Motilal Oswal, Elara Capital see big value in mid-cap space

Our Bureau Updated - March 08, 2019 at 10:06 AM.

Valuations are ‘at deep discount’ vis-a-vis large-caps

Domestic broking houses have turned bullish on battered mid-cap stocks, saying the recent sharp correction in some of them is overdone.

Motilal Oswal believes that the broad underperformance of the mid-caps is overdone and interesting bottom-up opportunities are now available in this space across sectors.

Over the last 12 years, according to a study by Motilal Oswal, the correction in mid-caps from the peak to the bottom has been much higher relative to large-caps in almost every episode of correction, barring one. The average difference in peak-to-bottom correction between the Midcap 100 and the Nifty in the past has been around 10-15 per cent. In the current episode, this difference stands at 23 per cent, almost twice the average differential, it added.

An Elara Capital study finds the relative valuation of mid-caps with respect to large-caps are at a historical low, with 7-DMAs at 2014 levels. The valuations are compelling at these levels for a revival in the performance of mid-cap stocks, particularly the quality ones that have taken a substantial beating in the recent market correction, added Elara Capital.

 

While SIP (systematic investment plan) flows (₹8,000 crore in Jan-19) continue to remain strong, lump-sum (non-SIP) flows have reduced to levels not seen in the last one year.
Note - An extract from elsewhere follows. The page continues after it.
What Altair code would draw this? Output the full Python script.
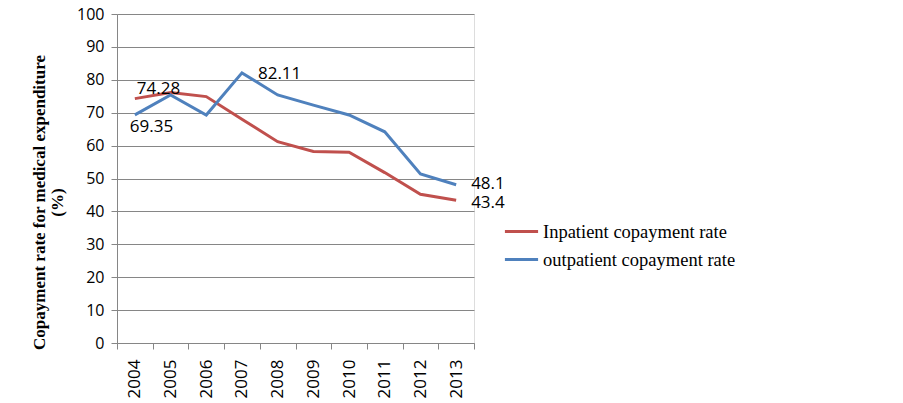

“Given the increasing returns from fixed income avenues, there could be short-term pressure on incremental flows to equities,” the domestic broking firm said.

According to Motilal Oswal, analysis of fundamentals and valuations for mid-caps and comparison of mid-caps versus large-caps on several frontiers suggest that the relative attractiveness of mid-caps has gone up.

In the near-term, the market direction will be on the sidelines of the forthcoming general elections and the consequent political outcome. Until then, it will be an era of high volatility, added MOFSL.

According to Elara, benign input prices (crude and commodities) and robust consumption outlook will lead to earnings recovery in FY20. “The Nifty MidCap consensus EPS CAGR for FY19-21 is at 22.4 per cent, which provides a strong fundamental support, in our view,” it said.

The MOFSL’s mid- and small-cap universe had an extremely volatile ride over FY12-18, culminating with a 43 per cent y-o-y profit decline in FY18. Drag from the PSBs in the mid-cap index impacted the broader performance in 2018, said Motilal, and added: “However, given the rebound in asset quality metrics of PSBs and the consequent reduction in provisioning costs, the profits for this index are expected to recover significantly in FY19 with 91 per cent y-o-y growth.”